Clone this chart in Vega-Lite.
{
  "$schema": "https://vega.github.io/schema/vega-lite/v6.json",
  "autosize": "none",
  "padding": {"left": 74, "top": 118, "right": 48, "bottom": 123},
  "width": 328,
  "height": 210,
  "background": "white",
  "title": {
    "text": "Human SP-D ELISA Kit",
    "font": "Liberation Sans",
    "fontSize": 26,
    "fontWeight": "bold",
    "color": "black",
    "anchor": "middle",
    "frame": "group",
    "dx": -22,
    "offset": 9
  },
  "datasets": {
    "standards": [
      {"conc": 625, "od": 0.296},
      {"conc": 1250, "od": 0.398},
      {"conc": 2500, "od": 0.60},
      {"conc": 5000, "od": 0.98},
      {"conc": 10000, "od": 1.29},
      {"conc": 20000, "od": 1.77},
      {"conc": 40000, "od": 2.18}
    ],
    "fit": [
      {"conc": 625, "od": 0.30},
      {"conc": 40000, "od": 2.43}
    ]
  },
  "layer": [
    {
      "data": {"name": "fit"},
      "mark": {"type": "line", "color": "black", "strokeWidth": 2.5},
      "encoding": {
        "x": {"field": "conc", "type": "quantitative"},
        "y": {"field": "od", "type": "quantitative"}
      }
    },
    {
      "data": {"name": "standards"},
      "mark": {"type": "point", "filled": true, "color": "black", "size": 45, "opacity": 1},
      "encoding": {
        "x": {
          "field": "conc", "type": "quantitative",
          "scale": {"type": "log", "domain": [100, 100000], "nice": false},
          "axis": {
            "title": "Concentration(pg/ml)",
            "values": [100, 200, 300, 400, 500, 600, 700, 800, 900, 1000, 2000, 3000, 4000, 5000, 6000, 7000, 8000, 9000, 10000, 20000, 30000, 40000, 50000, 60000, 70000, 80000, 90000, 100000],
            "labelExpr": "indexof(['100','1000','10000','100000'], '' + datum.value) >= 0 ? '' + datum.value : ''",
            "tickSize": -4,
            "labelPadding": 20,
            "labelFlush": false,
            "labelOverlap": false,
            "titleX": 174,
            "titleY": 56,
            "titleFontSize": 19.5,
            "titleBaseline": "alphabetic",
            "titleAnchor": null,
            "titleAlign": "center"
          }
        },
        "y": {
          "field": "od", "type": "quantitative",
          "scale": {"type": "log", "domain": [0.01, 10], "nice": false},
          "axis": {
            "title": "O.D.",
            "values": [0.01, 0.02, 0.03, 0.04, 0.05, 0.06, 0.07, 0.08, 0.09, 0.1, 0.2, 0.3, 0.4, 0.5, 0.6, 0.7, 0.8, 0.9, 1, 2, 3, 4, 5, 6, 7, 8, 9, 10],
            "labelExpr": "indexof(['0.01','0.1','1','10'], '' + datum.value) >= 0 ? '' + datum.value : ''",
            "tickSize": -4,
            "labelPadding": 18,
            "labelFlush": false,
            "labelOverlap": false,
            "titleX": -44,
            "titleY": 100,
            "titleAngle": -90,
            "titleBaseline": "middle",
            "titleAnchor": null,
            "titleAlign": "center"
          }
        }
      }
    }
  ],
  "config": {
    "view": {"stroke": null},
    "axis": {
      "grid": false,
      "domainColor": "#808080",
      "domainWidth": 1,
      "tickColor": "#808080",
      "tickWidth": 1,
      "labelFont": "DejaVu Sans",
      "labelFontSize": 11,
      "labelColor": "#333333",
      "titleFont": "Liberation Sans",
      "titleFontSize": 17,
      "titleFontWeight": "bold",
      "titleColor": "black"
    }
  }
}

- - -

● TASK TO CARRY OUT: Repeat the material above exactly.

● RESULT FOR THIS EXERCISE:
Clone this chart in Vega-Lite.
{
  "$schema": "https://vega.github.io/schema/vega-lite/v6.json",
  "autosize": "none",
  "padding": {"left": 74, "top": 118, "right": 48, "bottom": 123},
  "width": 328,
  "height": 210,
  "background": "white",
  "title": {
    "text": "Human SP-D ELISA Kit",
    "font": "Liberation Sans",
    "fontSize": 26,
    "fontWeight": "bold",
    "color": "black",
    "anchor": "middle",
    "frame": "group",
    "dx": -22,
    "offset": 9
  },
  "datasets": {
    "standards": [
      {"conc": 625, "od": 0.296},
      {"conc": 1250, "od": 0.398},
      {"conc": 2500, "od": 0.60},
      {"conc": 5000, "od": 0.98},
      {"conc": 10000, "od": 1.29},
      {"conc": 20000, "od": 1.77},
      {"conc": 40000, "od": 2.18}
    ],
    "fit": [
      {"conc": 625, "od": 0.30},
      {"conc": 40000, "od": 2.43}
    ]
  },
  "layer": [
    {
      "data": {"name": "fit"},
      "mark": {"type": "line", "color": "black", "strokeWidth": 2.5},
      "encoding": {
        "x": {"field": "conc", "type": "quantitative"},
        "y": {"field": "od", "type": "quantitative"}
      }
    },
    {
      "data": {"name": "standards"},
      "mark": {"type": "point", "filled": true, "color": "black", "size": 45, "opacity": 1},
      "encoding": {
        "x": {
          "field": "conc", "type": "quantitative",
          "scale": {"type": "log", "domain": [100, 100000], "nice": false},
          "axis": {
            "title": "Concentration(pg/ml)",
            "values": [100, 200, 300, 400, 500, 600, 700, 800, 900, 1000, 2000, 3000, 4000, 5000, 6000, 7000, 8000, 9000, 10000, 20000, 30000, 40000, 50000, 60000, 70000, 80000, 90000, 100000],
            "labelExpr": "indexof(['100','1000','10000','100000'], '' + datum.value) >= 0 ? '' + datum.value : ''",
            "tickSize": -4,
            "labelPadding": 20,
            "labelFlush": false,
            "labelOverlap": false,
            "titleX": 174,
            "titleY": 56,
            "titleFontSize": 19.5,
            "titleBaseline": "alphabetic",
            "titleAnchor": null,
            "titleAlign": "center"
          }
        },
        "y": {
          "field": "od", "type": "quantitative",
          "scale": {"type": "log", "domain": [0.01, 10], "nice": false},
          "axis": {
            "title": "O.D.",
            "values": [0.01, 0.02, 0.03, 0.04, 0.05, 0.06, 0.07, 0.08, 0.09, 0.1, 0.2, 0.3, 0.4, 0.5, 0.6, 0.7, 0.8, 0.9, 1, 2, 3, 4, 5, 6, 7, 8, 9, 10],
            "labelExpr": "indexof(['0.01','0.1','1','10'], '' + datum.value) >= 0 ? '' + datum.value : ''",
            "tickSize": -4,
            "labelPadding": 18,
            "labelFlush": false,
            "labelOverlap": false,
            "titleX": -44,
            "titleY": 100,
            "titleAngle": -90,
            "titleBaseline": "middle",
            "titleAnchor": null,
            "titleAlign": "center"
          }
        }
      }
    }
  ],
  "config": {
    "view": {"stroke": null},
    "axis": {
      "grid": false,
      "domainColor": "#808080",
      "domainWidth": 1,
      "tickColor": "#808080",
      "tickWidth": 1,
      "labelFont": "DejaVu Sans",
      "labelFontSize": 11,
      "labelColor": "#333333",
      "titleFont": "Liberation Sans",
      "titleFontSize": 17,
      "titleFontWeight": "bold",
      "titleColor": "black"
    }
  }
}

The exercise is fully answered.